Exercise
Identify the lines that contain the string "matplotlib", then copy each of them.

Source code of charts

◆ ◆ ◆

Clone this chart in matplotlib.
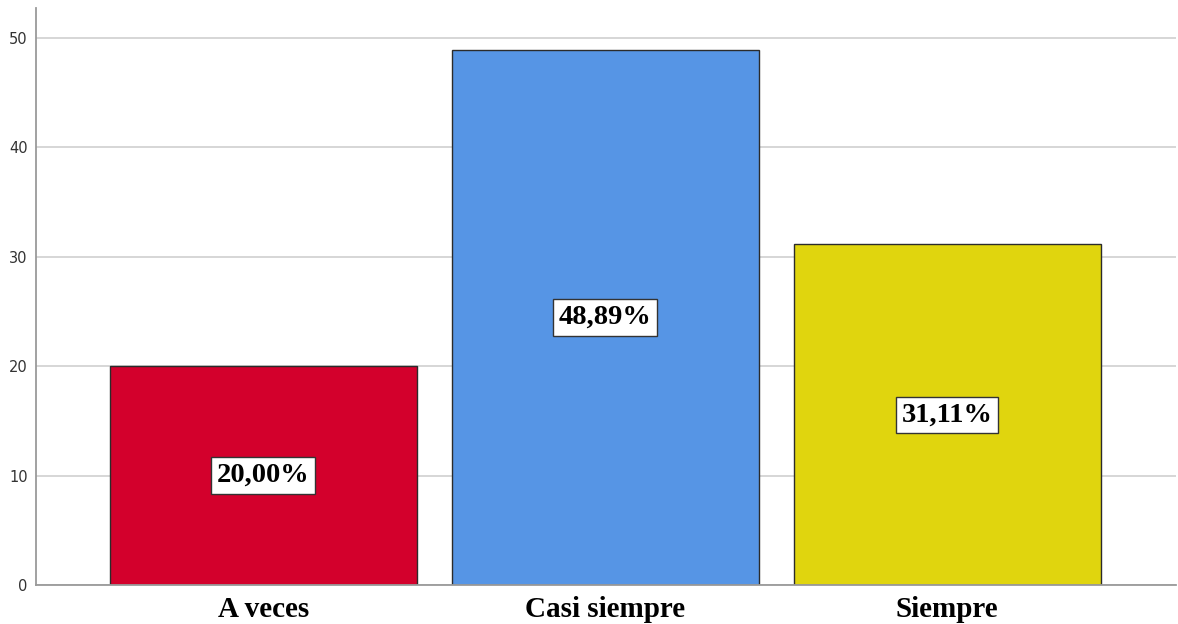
import matplotlib
matplotlib.use("Agg")
import matplotlib.pyplot as plt

categories = ["A veces", "Casi siempre", "Siempre"]
values = [20.00, 48.89, 31.11]
colors = ["#D3002C", "#5695E5", "#E0D50E"]
yticks = [0, 10, 20, 30, 40, 50]

fig = plt.figure(figsize=(11.78, 6.24), dpi=100)
ax = fig.add_axes([0.0306, 0.0625, 0.9674, 0.9245])

x = range(len(categories))
ax.set_axisbelow(True)
ax.yaxis.grid(True, color="#cfcfcf", linewidth=1.2)
ax.bar(x, values, width=0.898, color=colors, edgecolor="#2b2b2b", linewidth=1.0, zorder=2)

for xi, v in zip(x, values):
    ax.text(xi, v / 2, f"{v:.2f}%".replace(".", ","), ha="center", va="center",
            fontsize=20.5, fontweight="bold", family="Liberation Serif", color="black",
            bbox=dict(boxstyle="square,pad=0.2", facecolor="white", edgecolor="#333333", linewidth=1.0),
            zorder=3)

ax.set_xlim(-0.665, 2.668)
ax.set_ylim(0, 52.7)
ax.set_yticks(yticks)
ax.set_xticks(list(x))
ax.set_xticklabels(categories, fontsize=21, fontweight="bold", family="Liberation Serif")
ax.tick_params(axis="x", length=0, pad=8)
ax.tick_params(axis="y", length=0, labelsize=10.5, labelcolor="#333333", pad=6)

for side in ["top", "right"]:
    ax.spines[side].set_visible(False)
for side in ["left", "bottom"]:
    ax.spines[side].set_color("#9a9a9a")
    ax.spines[side].set_linewidth(1.3)

fig.savefig("out.png", dpi=100)
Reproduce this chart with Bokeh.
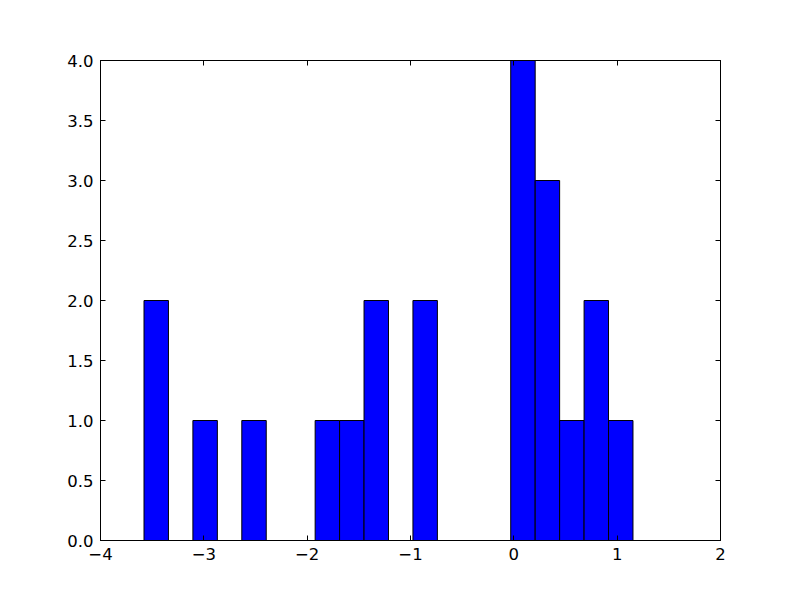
import numpy as np
from bokeh.plotting import figure
from bokeh.models import Range1d, LinearAxis, FixedTicker, ColumnDataSource
from bokeh.embed import file_html
from bokeh.resources import INLINE

# Histogram data (20 bins between lo and hi)
bin_lo = -3.579
bin_hi = 1.153
n_bins = 20
counts = [2, 0, 1, 0, 1, 0, 0, 1, 1, 2, 0, 2, 0, 0, 0, 4, 3, 1, 2, 1]

x_ticks = [-4, -3, -2, -1, 0, 1, 2]
x_tick_labels = ["\u22124", "\u22123", "\u22122", "\u22121", "0", "1", "2"]
y_ticks = [0.0, 0.5, 1.0, 1.5, 2.0, 2.5, 3.0, 3.5, 4.0]
y_tick_labels = ["%.1f" % v for v in y_ticks]

edges = np.linspace(bin_lo, bin_hi, n_bins + 1)
left, right, top = [], [], []
for i, c in enumerate(counts):
    if c > 0:
        left.append(edges[i]); right.append(edges[i + 1]); top.append(c)
src = ColumnDataSource(dict(left=left, right=right, top=top, bottom=[0] * len(top)))

p = figure(width=784, height=584, output_backend="svg", toolbar_location=None,
           x_range=Range1d(-4, 2), y_range=Range1d(0, 4),
           x_axis_location=None, y_axis_location=None,
           min_border_left=100, min_border_right=64, min_border_top=60, min_border_bottom=44)
p.xgrid.visible = False
p.ygrid.visible = False
p.outline_line_color = "black"
p.outline_line_width = 1
p.background_fill_color = "white"
p.border_fill_color = "white"

p.quad(left="left", right="right", top="top", bottom="bottom", source=src,
       fill_color="#0000ff", line_color="black", line_width=1)

FONT = "DejaVu Sans"
FS = "16.5px"

def make_axis(ticks, labels, show_labels):
    ax = LinearAxis(ticker=FixedTicker(ticks=ticks))
    ax.major_label_overrides = {t: l for t, l in zip(ticks, labels)}
    ax.major_tick_in = 5
    ax.major_tick_out = 0
    ax.minor_tick_in = 0
    ax.minor_tick_out = 0
    ax.major_tick_line_color = "black"
    ax.axis_line_color = "black"
    ax.major_label_text_font = FONT
    ax.major_label_text_font_size = FS
    ax.major_label_text_color = "black" if show_labels else None
    ax.major_label_standoff = 7
    return ax

p.add_layout(make_axis(x_ticks, x_tick_labels, True), "below")
p.add_layout(make_axis(y_ticks, y_tick_labels, True), "left")
top_ax = make_axis(x_ticks, [""] * len(x_ticks), False)
right_ax = make_axis(y_ticks, [""] * len(y_ticks), False)
p.add_layout(top_ax, "above")
p.add_layout(right_ax, "right")

open("out.html", "w").write(file_html(p, INLINE))
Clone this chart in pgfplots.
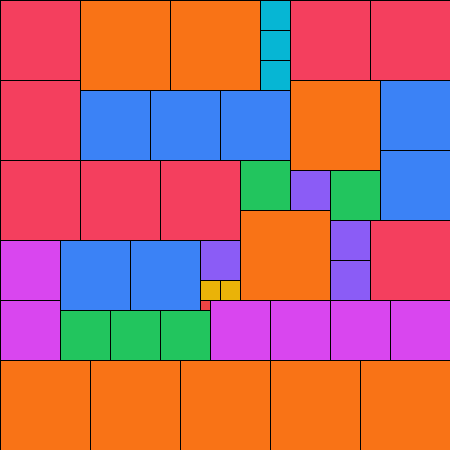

◆ ◆ ◆

Response to this exercise
Clone this chart in matplotlib.
import matplotlib
matplotlib.use("Agg")
import matplotlib.pyplot as plt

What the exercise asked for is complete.